Pada umumnya, seorang muslim tidak bisa dipisahkan pada aktivitas membaca al-Quran. Signifikansi al-Quran pada umat Islam membuatnya selalu dibaca baik secara teks grafis yang ada maupun dalam artian pembacaan yang lebih luas. Mengingat, al-Quran sebagaimana hakikat fungsionalnya, yakni sebagai manhaj al-hayat, menjadikannya sahabat dalam setiap urusan-urusan kehidupan manusia, khususnya umat Islam.
Membaca al-Quran secara sharih banyak disebutkan dalam berbagai titah, baik pada ayat maupun hadits nabawi. Sebut saja dalam QS. al-Ankabut (29) ayat ke-45 yang berbunyi,
اتْلُ مَا أُوحِيَ إِلَيْكَ مِنَ الْكِتَابِ وَأَقِمِ الصَّلَاةَ…
Artinya: “Bacalah apa yang telah diwahyukan kepadamu, yaitu al-Kitab (al-Quran) dan dirikanlah shalat…”
Dan pada hadits riwayat Baihaqi dalam kitabnya Syu’ab al-Iman (III/ 395) no. 1865 yang berbunyi,
…عَنِ النُّعْمَانِ بْنِ بَشِيرٍ، قَالَ :قَالَ رَسُولُ اللهِ صَلَّى اللهُ عَلَيْهِ وَسَلَّمَ: أَفْضَلُ عِبَادَةِ أُمَّتِي قِرَاءَةُ الْقُرْآنِ
Artinya: …dari Nu’man bin Basyir (bahwa ia berkata), Rasulullah SAW bersabda, “Sebaik-baiknya ibadah umatku adalah membaca al-Quran”
Akan tetapi, nyatanya respons bacaan umat Islam dalam membaca al-Quran sangat variatif, seperti pada perspektif teks pada dua dalil tersebut.

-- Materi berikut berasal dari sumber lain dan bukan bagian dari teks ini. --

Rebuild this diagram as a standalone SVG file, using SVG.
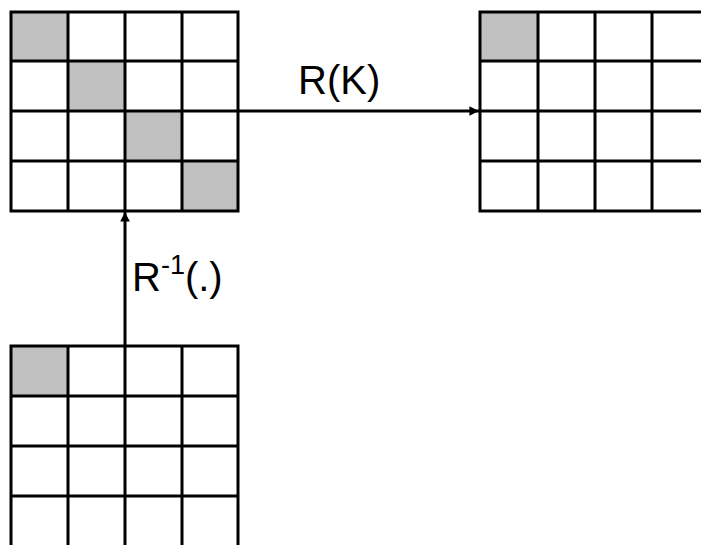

Pada QS al-Ankabut (29) ayat ke-45, digunakan kata اتْلُ yang mana berasal dari kata تَلاَ- يَتْلُو – تِلاَوَةً, selanjutnya kita lebih mengenal dengan tilawah. Pada hadits riwayat Baihaqi, digunakan kata قِرَاءَةُ yang asal katanya adalah قرأ-يقرأ-قرأة, yang mana kita sering mengenal dengan qiraah. Kedua redaksi tersebut sederhananya mempunyai arti yang sama, yakni membaca.
Dalam Mu’jam al-Mufradat Alfaz al-Quran (h. 71-72) karya Raghib a-Isfahani (w. 502 H), diterangkan bahwa tilawah dan qiraah mempunyai makna yang berbeda. Tilawah disertai dengan motif untuk mengikuti (ittiba’ atau iqtadi), sedangkan pada qiraah mengandung motif untuk mendalami, merenungi (tadabbur). Hal ini pula disebutkan oleh Ibn Faris (w. 395 H) dalam Mu’jam Maqayis al-Lughah. (h. 154)
Pada proses ekstraksinya, pembacaan terhadap al-Quran baik tilawah maupun qiraah akan sinergi bila dikombinasikan. Kedua stigma teks tersebut mengarahkan pada paradigma membaca yang komplemen dalam rangka menguak intisari mendalam dari al-Quran. Tilawah akan mengantarkan pembaca pada sebuah ekspresi tindakan yang dilandaskan nilai al-Quran, sedangkan cara baca qiraah akan membawa pembaca pada elaborasi teks, nilai, sekaligus implementasinya untuk mendapatkan hakikat yang optimal.
Konsep “ayat” pun pada dasarnya memancing peradaban bagi umat manusia. Sebab, selain dimaknai sebagai beberapa kalimat yang merupakan kesatuan maksud dalam kitab suci (al-Quran), ayat juga dapat dilihat sebagai tanda atau bukti. Sederhananya, Allah memberikan sedikit tanda-tanda kekuasaan-Nya melalui ayat-ayat-Nya dalam al-Quran. Ini disajikan kepada umat manusia supaya memancing gairah untuk membaca/ mengeksplorasi secara mendalam, guna menemukan bagian-bagian kuasa Tuhan lainnya, yang “tidak dibukukan”.